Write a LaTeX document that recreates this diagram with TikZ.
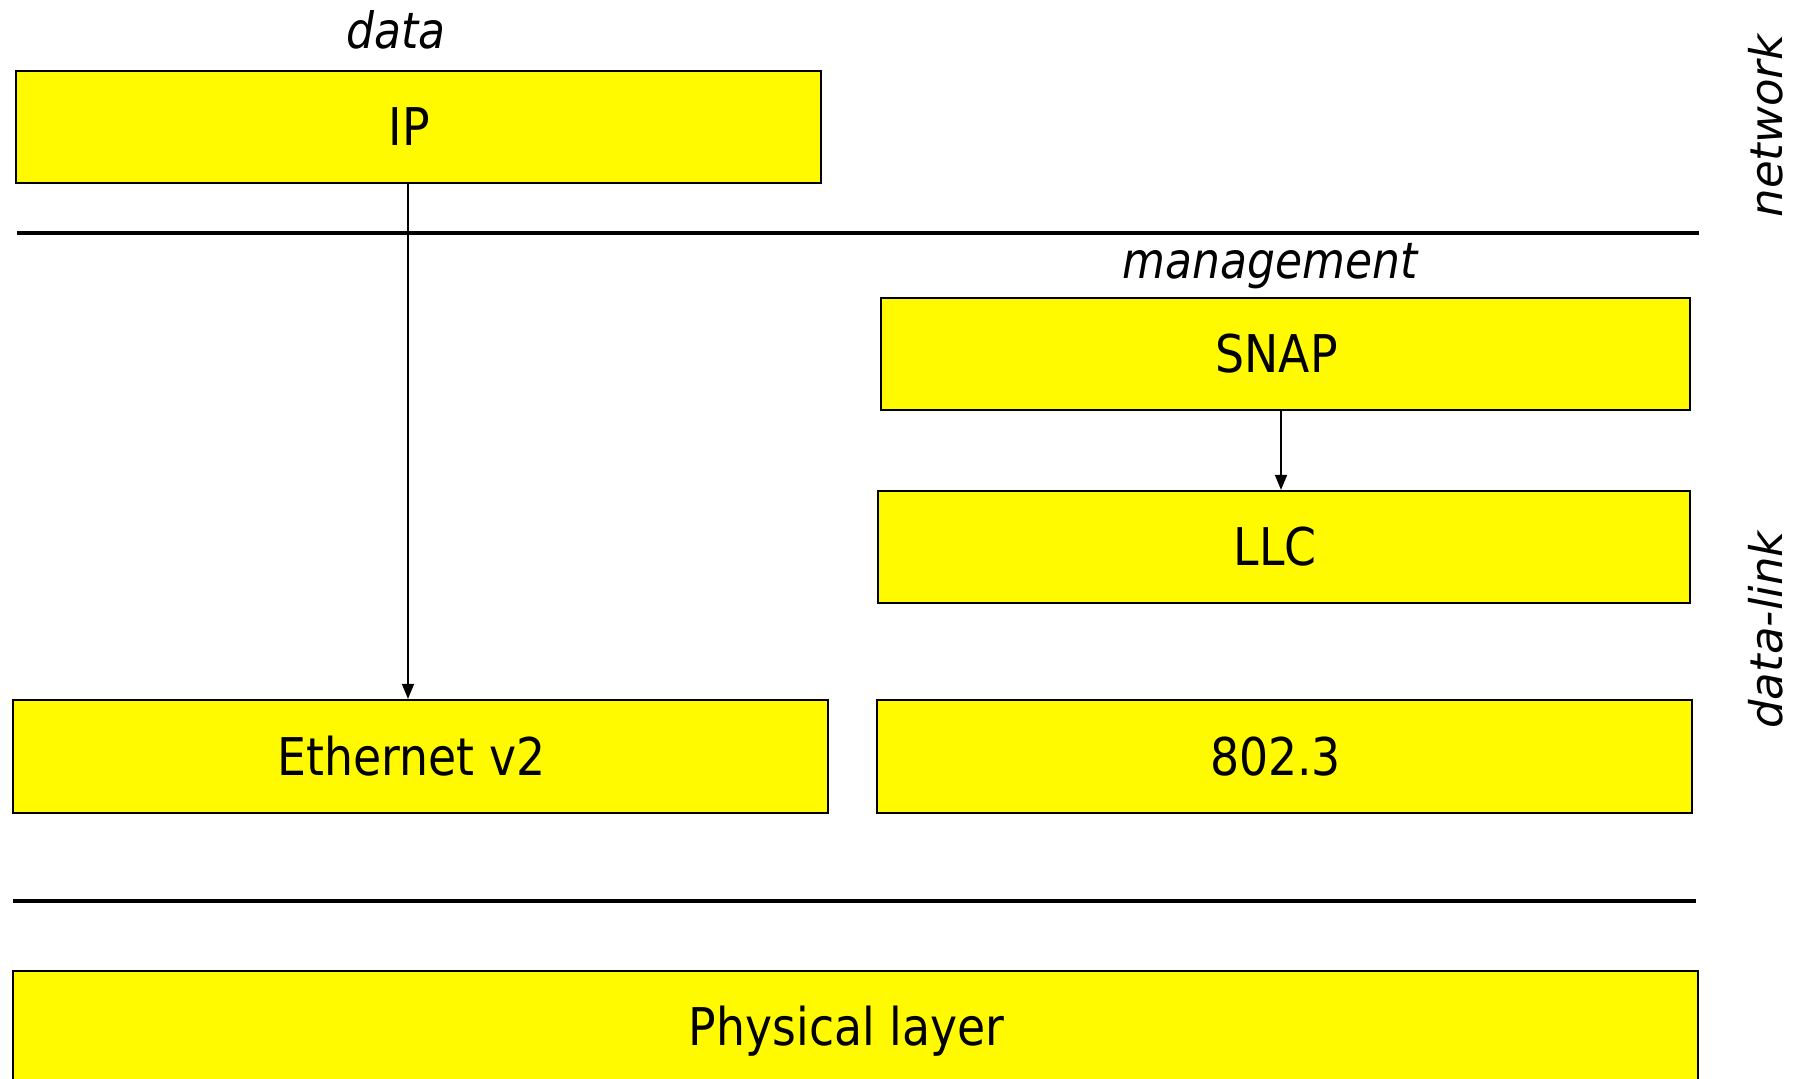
\documentclass[tikz,border=0pt]{standalone}
\usepackage{fontspec}
\setmainfont[FakeStretch=0.88]{DejaVu Sans}
\newfontfamily\sidefont{DejaVu Sans}
\usetikzlibrary{arrows.meta}
\definecolor{layerfill}{RGB}{255,250,0}
\tikzset{
  layer/.style={draw=black, line width=2.2pt, fill=layerfill, inner sep=0pt,
    font=\fontsize{52}{60}\selectfont,
    execute at begin node={\hspace*{-18pt}}},
  caption/.style={font=\fontsize{50}{60}\selectfont\itshape, inner sep=0pt},
  sidelabel/.style={font=\sidefont\fontsize{45}{54}\selectfont\itshape, rotate=90, inner sep=0pt},
  divider/.style={line width=3.5pt},
  flow/.style={line width=1.6pt, -{Triangle[length=15pt,width=12pt]}}
}
\begin{document}
\begin{tikzpicture}[x=1pt,y=1pt]
  \useasboundingbox (0,0) rectangle (1800,1079);
  \fill[white] (0,0) rectangle (1800,1079);

  % network layer
  \node[caption, anchor=base] (datalbl) at (396,1030) {data};
  \node[layer, minimum width=805pt, minimum height=112pt] (ip) at (418.5,952) {IP};

  % layer boundaries
  \coordinate (d1a) at (17,846);
  \coordinate (d1b) at (1699,846);
  \coordinate (d2a) at (13,178);
  \coordinate (d2b) at (1696,178);
  \draw[divider] (d1a) -- (d1b);
  \draw[divider] (d2a) -- (d2b);

  % data-link layer
  \node[caption, anchor=base] (mgmtlbl) at (1270,800) {management};
  \node[layer, minimum width=809pt, minimum height=112pt] (snap) at (1285.5,725) {SNAP};
  \node[layer, minimum width=812pt, minimum height=112pt] (llc) at (1284,532) {LLC};
  \node[layer, minimum width=815pt, minimum height=113pt] (eth) at (420.5,322.5) {Ethernet v2};
  \node[layer, minimum width=815pt, minimum height=113pt] (dot3) at (1284.5,322.5) {802.3};

  % physical layer
  \node[layer, minimum width=1685pt, minimum height=120pt] (phys) at (855.5,48) {Physical layer};

  % side labels
  \node[sidelabel] (netlbl) at (1766,953) {network};
  \node[sidelabel] (dllbl) at (1766,449) {data-link};

  % connectors
  \draw[flow] (ip.south -| 408,0) -- (eth.north -| 408,0);
  \draw[flow] (snap.south -| 1281,0) -- (llc.north -| 1281,0);
\end{tikzpicture}
\end{document}
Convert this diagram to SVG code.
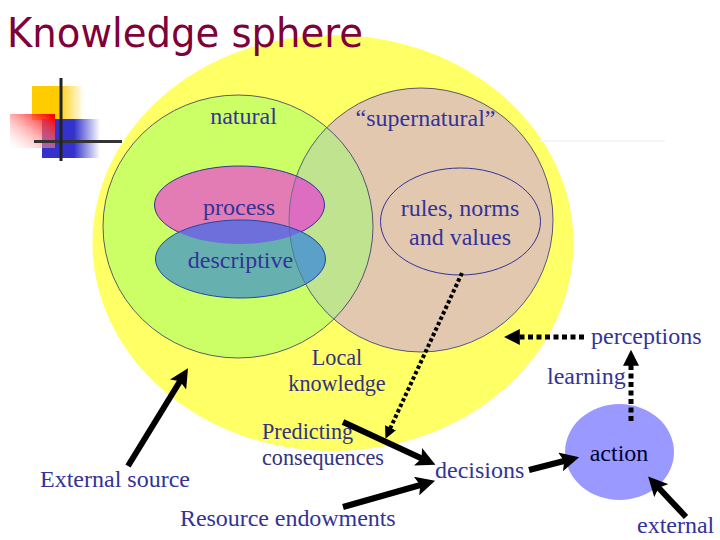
<svg xmlns="http://www.w3.org/2000/svg" width="720" height="540" viewBox="0 0 720 540">
<style>
text{font-family:"Liberation Serif","Times New Roman",serif;font-size:24px;fill:#333399}
.mid{text-anchor:middle}
.small{font-size:22.200px;fill:#333380}
.outline{fill:none;stroke:#333399;stroke-width:1}
.solid{stroke:#000;stroke-width:6;fill:none;marker-end:url(#head)}
.dots{stroke:#000;stroke-width:5;fill:none;stroke-dasharray:5 3.5;marker-end:url(#headDot)}
.fine{stroke:#000;stroke-width:4;fill:none;stroke-dasharray:3.500 2.500;marker-end:url(#headFine)}
</style>
<defs>
<marker id="head" viewBox="0 0 10 10" markerWidth="3.2" markerHeight="3.2" refX="4" refY="5" orient="auto"><path d="M0 0L10 5L0 10L2 5Z" fill="#000"/></marker>
<marker id="headDot" viewBox="0 0 10 10" markerWidth="3.2" markerHeight="3.2" refX="3" refY="5" orient="auto"><path d="M0 0L10 5L0 10Z" fill="#000"/></marker>
<marker id="headFine" viewBox="0 0 10 10" markerWidth="3" markerHeight="3" refX="3" refY="5" orient="auto"><path d="M0 0L10 5L0 10Z" fill="#000"/></marker>
<linearGradient id="gOrange" x1="0" x2="1" y1="0" y2="0"><stop offset="0.5" stop-color="#FFCC00"/><stop offset="1" stop-color="#FFCC00" stop-opacity="0"/></linearGradient>
<linearGradient id="gBlue" x1="0" x2="1" y1="0" y2="0"><stop offset="0.55" stop-color="#3333CC"/><stop offset="1" stop-color="#3333CC" stop-opacity="0"/></linearGradient>
<linearGradient id="gRed" x1="1" x2="0" y1="0" y2="1"><stop offset="0.05" stop-color="#FF0000"/><stop offset="1" stop-color="#FFFFFF" stop-opacity="0.2"/></linearGradient>
<clipPath id="cNatural"><ellipse cx="238" cy="226.5" rx="135" ry="131.5"/></clipPath>
<clipPath id="cSuper"><ellipse cx="421" cy="220" rx="132" ry="132"/></clipPath>
<clipPath id="cProcess"><ellipse cx="239.5" cy="205" rx="85" ry="39"/></clipPath>
</defs>
<g id="sphere"><ellipse cx="333" cy="243" rx="240.5" ry="208" fill="#FFFF66"/></g>
<text x="7" y="47" style="font-family:'DejaVu Sans',Verdana,sans-serif;font-size:41px;fill:#800038" textLength="356" lengthAdjust="spacingAndGlyphs">Knowledge sphere</text>
<g id="logo">
<rect x="32" y="86" width="52" height="34" fill="url(#gOrange)"/>
<rect x="42" y="119" width="58" height="39" fill="url(#gBlue)"/>
<rect x="10" y="114" width="45" height="34" fill="url(#gRed)"/>
<rect x="34" y="140" width="88" height="3" fill="#333333"/>
<rect x="59.500" y="78" width="3" height="83" fill="#222222"/>
</g>
<rect x="540" y="140" width="125" height="2" fill="#F5F5F5"/>
<g id="natural">
<ellipse cx="238" cy="226.5" rx="135" ry="131.5" fill="#CCFF66" stroke="#333366" stroke-width="0.8"/>
<text x="243.500" y="124" class="mid">natural</text>
</g>
<g id="supernatural">
<ellipse cx="421" cy="220" rx="132" ry="132" fill="#E3C8B0" stroke="#333366" stroke-width="0.8"/>
<ellipse cx="238" cy="226.5" rx="135" ry="131.5" fill="#BFE38F" stroke="#333366" stroke-width="0.8" clip-path="url(#cSuper)"/>
<text x="425.500" y="126" class="mid">“supernatural”</text>
</g>
<g id="process">
<ellipse cx="239.500" cy="205" rx="85" ry="39" fill="#E37CB4"/>
<ellipse cx="421" cy="220" rx="132" ry="132" fill="#DD6DC0" clip-path="url(#cProcess)"/>
<ellipse cx="239.500" cy="205" rx="85" ry="39" class="outline"/>
<text x="239" y="215" class="mid">process</text>
</g>
<g id="descriptive">
<ellipse cx="240.500" cy="259" rx="85" ry="39" fill="#66B0B0"/>
<g clip-path="url(#cSuper)"><ellipse cx="240.500" cy="259" rx="85" ry="39" fill="#5BA0C8"/></g>
<g clip-path="url(#cProcess)"><ellipse cx="240.500" cy="259" rx="85" ry="39" fill="#6E6FDB"/></g>
<ellipse cx="240.500" cy="259" rx="85" ry="39" fill="none" stroke="#2244AA"/>
<text x="240.500" y="268" class="mid">descriptive</text>
</g>
<ellipse cx="421" cy="220" rx="132" ry="132" fill="none" stroke="#4F7080" stroke-width="0.8" clip-path="url(#cNatural)"/>
<g id="rules">
<ellipse cx="460.500" cy="221.500" rx="80" ry="53.500" class="outline"/>
<text x="460" y="216" class="mid">rules, norms</text>
<text x="460" y="245" class="mid">and values</text>
</g>
<g id="action">
<ellipse cx="619.500" cy="452" rx="54.500" ry="48" fill="#9999FF"/>
<text x="619" y="461" class="mid" style="fill:#000033">action</text>
</g>
<g id="labels">
<text x="337" y="365" class="mid small">Local</text>
<text x="337" y="391" class="mid small">knowledge</text>
<text x="262" y="439" class="small">Predicting</text>
<text x="262" y="465" class="small">consequences</text>
<text x="40" y="487">External source</text>
<text x="180" y="526" style="letter-spacing:-0.05px">Resource endowments</text>
<text x="435" y="478">decisions</text>
<text x="591" y="344">perceptions</text>
<text x="547" y="384">learning</text>
<text x="637" y="533">external</text>
</g>
<g id="connectors">
<line x1="128" y1="466" x2="182" y2="378" class="solid"/>
<line x1="343" y1="422" x2="425" y2="460" class="solid"/>
<line x1="343" y1="507" x2="424" y2="484" class="solid"/>
<line x1="529" y1="470" x2="568" y2="460" class="solid"/>
<line x1="686" y1="517" x2="656" y2="485" class="solid"/>
<line x1="584" y1="337" x2="515" y2="337" class="dots"/>
<line x1="631" y1="421" x2="631" y2="361" class="dots"/>
<line x1="462" y1="273" x2="389" y2="431" class="fine"/>
</g>
</svg>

Work to complete: Transcribe exactly, with no pictures, the lines running from the first line of the material through the line holding "(d2a) -- (d2b);".

Task solution:
Write a LaTeX document that recreates this diagram with TikZ.
\documentclass[tikz,border=0pt]{standalone}
\usepackage{fontspec}
\setmainfont[FakeStretch=0.88]{DejaVu Sans}
\newfontfamily\sidefont{DejaVu Sans}
\usetikzlibrary{arrows.meta}
\definecolor{layerfill}{RGB}{255,250,0}
\tikzset{
  layer/.style={draw=black, line width=2.2pt, fill=layerfill, inner sep=0pt,
    font=\fontsize{52}{60}\selectfont,
    execute at begin node={\hspace*{-18pt}}},
  caption/.style={font=\fontsize{50}{60}\selectfont\itshape, inner sep=0pt},
  sidelabel/.style={font=\sidefont\fontsize{45}{54}\selectfont\itshape, rotate=90, inner sep=0pt},
  divider/.style={line width=3.5pt},
  flow/.style={line width=1.6pt, -{Triangle[length=15pt,width=12pt]}}
}
\begin{document}
\begin{tikzpicture}[x=1pt,y=1pt]
  \useasboundingbox (0,0) rectangle (1800,1079);
  \fill[white] (0,0) rectangle (1800,1079);

  % network layer
  \node[caption, anchor=base] (datalbl) at (396,1030) {data};
  \node[layer, minimum width=805pt, minimum height=112pt] (ip) at (418.5,952) {IP};

  % layer boundaries
  \coordinate (d1a) at (17,846);
  \coordinate (d1b) at (1699,846);
  \coordinate (d2a) at (13,178);
  \coordinate (d2b) at (1696,178);
  \draw[divider] (d1a) -- (d1b);
  \draw[divider] (d2a) -- (d2b);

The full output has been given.